Provided data:
-- START --

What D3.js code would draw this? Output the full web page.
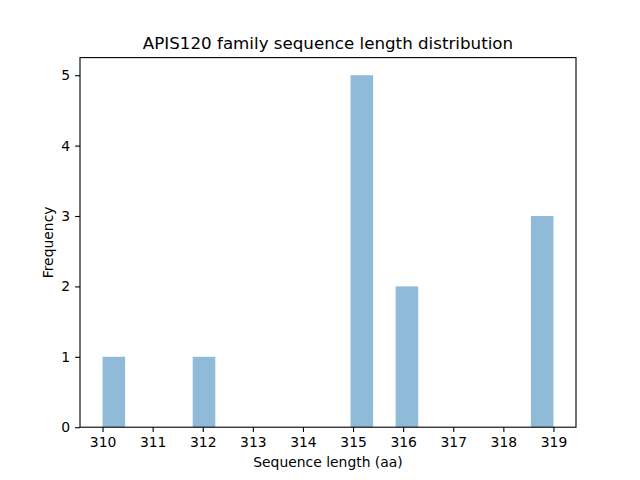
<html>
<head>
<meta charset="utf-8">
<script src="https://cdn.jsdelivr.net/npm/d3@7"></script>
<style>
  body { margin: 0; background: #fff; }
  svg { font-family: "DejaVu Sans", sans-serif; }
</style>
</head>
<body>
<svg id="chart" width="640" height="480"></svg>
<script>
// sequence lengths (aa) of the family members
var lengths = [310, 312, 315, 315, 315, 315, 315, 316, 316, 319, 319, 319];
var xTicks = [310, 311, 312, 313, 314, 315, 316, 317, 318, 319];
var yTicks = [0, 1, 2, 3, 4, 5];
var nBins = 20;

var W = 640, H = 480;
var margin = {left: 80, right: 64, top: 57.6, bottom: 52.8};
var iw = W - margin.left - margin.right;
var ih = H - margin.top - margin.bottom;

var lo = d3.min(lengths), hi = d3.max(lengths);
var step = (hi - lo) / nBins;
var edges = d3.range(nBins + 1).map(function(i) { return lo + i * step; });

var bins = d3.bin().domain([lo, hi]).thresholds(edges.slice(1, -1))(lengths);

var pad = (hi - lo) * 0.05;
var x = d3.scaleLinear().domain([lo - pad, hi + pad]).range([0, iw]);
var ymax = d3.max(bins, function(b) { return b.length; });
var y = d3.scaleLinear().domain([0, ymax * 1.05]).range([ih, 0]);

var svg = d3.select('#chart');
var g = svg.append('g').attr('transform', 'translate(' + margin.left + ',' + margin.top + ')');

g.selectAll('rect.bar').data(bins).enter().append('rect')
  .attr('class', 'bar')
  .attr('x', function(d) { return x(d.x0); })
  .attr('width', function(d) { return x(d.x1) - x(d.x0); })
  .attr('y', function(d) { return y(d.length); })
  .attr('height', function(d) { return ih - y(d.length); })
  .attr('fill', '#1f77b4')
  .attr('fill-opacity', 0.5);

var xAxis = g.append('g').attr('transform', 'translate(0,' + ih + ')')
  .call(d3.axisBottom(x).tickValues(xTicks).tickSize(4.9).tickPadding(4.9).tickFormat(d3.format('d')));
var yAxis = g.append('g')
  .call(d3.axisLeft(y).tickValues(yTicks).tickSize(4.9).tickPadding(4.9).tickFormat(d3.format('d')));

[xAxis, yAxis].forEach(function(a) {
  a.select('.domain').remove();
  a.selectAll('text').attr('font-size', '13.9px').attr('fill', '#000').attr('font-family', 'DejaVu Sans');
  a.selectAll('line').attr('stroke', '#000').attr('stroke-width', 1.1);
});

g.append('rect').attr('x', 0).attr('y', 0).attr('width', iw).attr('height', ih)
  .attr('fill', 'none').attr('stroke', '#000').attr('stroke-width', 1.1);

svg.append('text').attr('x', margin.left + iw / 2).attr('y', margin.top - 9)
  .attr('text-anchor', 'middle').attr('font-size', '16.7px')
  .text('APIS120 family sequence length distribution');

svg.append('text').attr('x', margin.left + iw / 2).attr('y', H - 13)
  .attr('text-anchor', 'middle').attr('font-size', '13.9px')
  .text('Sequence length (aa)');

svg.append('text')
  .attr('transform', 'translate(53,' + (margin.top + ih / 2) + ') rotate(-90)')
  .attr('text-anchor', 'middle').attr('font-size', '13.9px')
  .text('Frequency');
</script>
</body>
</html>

-- END --

The problem: Repeat the material above in full and unchanged, minus its images.

Exercise result:
What D3.js code would draw this? Output the full web page.
<html>
<head>
<meta charset="utf-8">
<script src="https://cdn.jsdelivr.net/npm/d3@7"></script>
<style>
  body { margin: 0; background: #fff; }
  svg { font-family: "DejaVu Sans", sans-serif; }
</style>
</head>
<body>
<svg id="chart" width="640" height="480"></svg>
<script>
// sequence lengths (aa) of the family members
var lengths = [310, 312, 315, 315, 315, 315, 315, 316, 316, 319, 319, 319];
var xTicks = [310, 311, 312, 313, 314, 315, 316, 317, 318, 319];
var yTicks = [0, 1, 2, 3, 4, 5];
var nBins = 20;

var W = 640, H = 480;
var margin = {left: 80, right: 64, top: 57.6, bottom: 52.8};
var iw = W - margin.left - margin.right;
var ih = H - margin.top - margin.bottom;

var lo = d3.min(lengths), hi = d3.max(lengths);
var step = (hi - lo) / nBins;
var edges = d3.range(nBins + 1).map(function(i) { return lo + i * step; });

var bins = d3.bin().domain([lo, hi]).thresholds(edges.slice(1, -1))(lengths);

var pad = (hi - lo) * 0.05;
var x = d3.scaleLinear().domain([lo - pad, hi + pad]).range([0, iw]);
var ymax = d3.max(bins, function(b) { return b.length; });
var y = d3.scaleLinear().domain([0, ymax * 1.05]).range([ih, 0]);

var svg = d3.select('#chart');
var g = svg.append('g').attr('transform', 'translate(' + margin.left + ',' + margin.top + ')');

g.selectAll('rect.bar').data(bins).enter().append('rect')
  .attr('class', 'bar')
  .attr('x', function(d) { return x(d.x0); })
  .attr('width', function(d) { return x(d.x1) - x(d.x0); })
  .attr('y', function(d) { return y(d.length); })
  .attr('height', function(d) { return ih - y(d.length); })
  .attr('fill', '#1f77b4')
  .attr('fill-opacity', 0.5);

var xAxis = g.append('g').attr('transform', 'translate(0,' + ih + ')')
  .call(d3.axisBottom(x).tickValues(xTicks).tickSize(4.9).tickPadding(4.9).tickFormat(d3.format('d')));
var yAxis = g.append('g')
  .call(d3.axisLeft(y).tickValues(yTicks).tickSize(4.9).tickPadding(4.9).tickFormat(d3.format('d')));

[xAxis, yAxis].forEach(function(a) {
  a.select('.domain').remove();
  a.selectAll('text').attr('font-size', '13.9px').attr('fill', '#000').attr('font-family', 'DejaVu Sans');
  a.selectAll('line').attr('stroke', '#000').attr('stroke-width', 1.1);
});

g.append('rect').attr('x', 0).attr('y', 0).attr('width', iw).attr('height', ih)
  .attr('fill', 'none').attr('stroke', '#000').attr('stroke-width', 1.1);

svg.append('text').attr('x', margin.left + iw / 2).attr('y', margin.top - 9)
  .attr('text-anchor', 'middle').attr('font-size', '16.7px')
  .text('APIS120 family sequence length distribution');

svg.append('text').attr('x', margin.left + iw / 2).attr('y', H - 13)
  .attr('text-anchor', 'middle').attr('font-size', '13.9px')
  .text('Sequence length (aa)');

svg.append('text')
  .attr('transform', 'translate(53,' + (margin.top + ih / 2) + ') rotate(-90)')
  .attr('text-anchor', 'middle').attr('font-size', '13.9px')
  .text('Frequency');
</script>
</body>
</html>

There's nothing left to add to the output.